We started this play with another transition that we like — a bad kick, an open zone, and ground to run into. When the ball came back, though, we seemed to get bunched off Crowley, as if we made too much ground on the previous phases, so everyone was trying to find “flat” spacing at the same time.
There really is no way for this play to work with another “offensive scramble”. We have five forwards in a flat line, with our backline running less than two metres away in the second layer. Castres defensive line here — six players — is actually covering eight Munster players, with our “out” option on the wing fully covered too, with no realistic way of getting him the ball in a place where he has better options than the defender.

You could see us trying desperately to get a bit more depth as the play continued, but it felt like every pass, every carry, had a defender in the throat of every action, so every pass, every carry, was under pressure.
Everything in this game is connected. Your exits relate to your defensive transition and your defensive lineout. How you choose to defend those determines how quickly and how efficiently you get the ball back, and where.
Your behaviour with the ball, and how you choose to cede possession of it and where, relates directly to your phase shape and overall energy usage, which directly relates back to how you defend, and how efficiently you get the ball back. That’s the circle.
I would classify our defensive actions as broadly effective, but slow. We were really good at winning turnovers across the season, but you have to be awarded those, and I think we ceded too much ground to win them.
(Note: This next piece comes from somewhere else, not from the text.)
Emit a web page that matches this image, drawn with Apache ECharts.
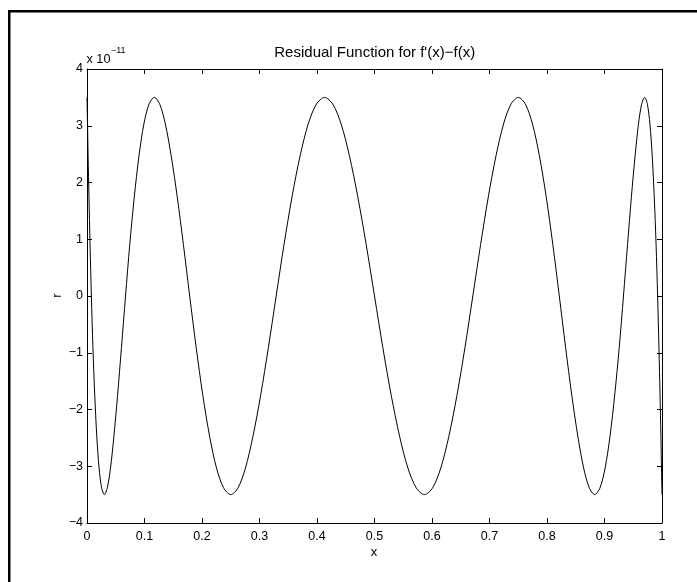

In possession, our attack, by default, had to be slow too. A flat attack relies on speed at the critical juncture, but to get to that point, you often need three, four, or five phases of relatively slow set-up possession to pull the defence where you want them.
Without functioning strike plays — we seemed to use our lineout to set up phase play structures, and use our scrum for scrum-half loop plays almost exclusively — it took us too long to move up the field, or we relied on an opposition kicking error to give us the look we wanted. We were a team who were built to play downhill, but our work on both sides of the ball rarely seemed to generate that against teams that kicked at volume, as Castres did in this game. In theory, that should work — we want transition, a team that kicks a lot should give us that, but where the kick landed mattered way more than it should.
Were we, essentially, baited into overplaying in our own 10m-22 zone by teams who knew what kind of defensive press we were vulnerable to, systemically? I think so.
For me, the lack of clarity comes back to this.
We needed too many defensive actions to force the turnovers we needed, and then, on the other side of the ball, we needed to play a very high-risk game, positionally speaking, to generate the downhill attack we were built to execute.
So what’s the solution?
On the face of it, it’s probably moving the go-zone further up the field — halfway and beyond, rather than 10m and beyond. Should 10m make a difference? In the modern game, I think it makes all the difference, as does the fact that we’ve been quite expansive around our own 10m line for the last few seasons. Teams know well what we try to play and where; I think this season showed us that our intent needs to change, either that or how we choose to execute it.
But it’s not as simple as just doing that and nothing else. Everything is connected.
If we’re going to kick more, we need to tackle lower and take the offload and quick ball risk that comes with that. If we’re going to kick more, we need a better scrum and defensive lineout. If we’re going to kick more, we need to be more effective and efficient with our strike plays.
Kicking begets more kicking, and you can’t just be set up for one part of that equation — you have to be ready for everything that comes with it.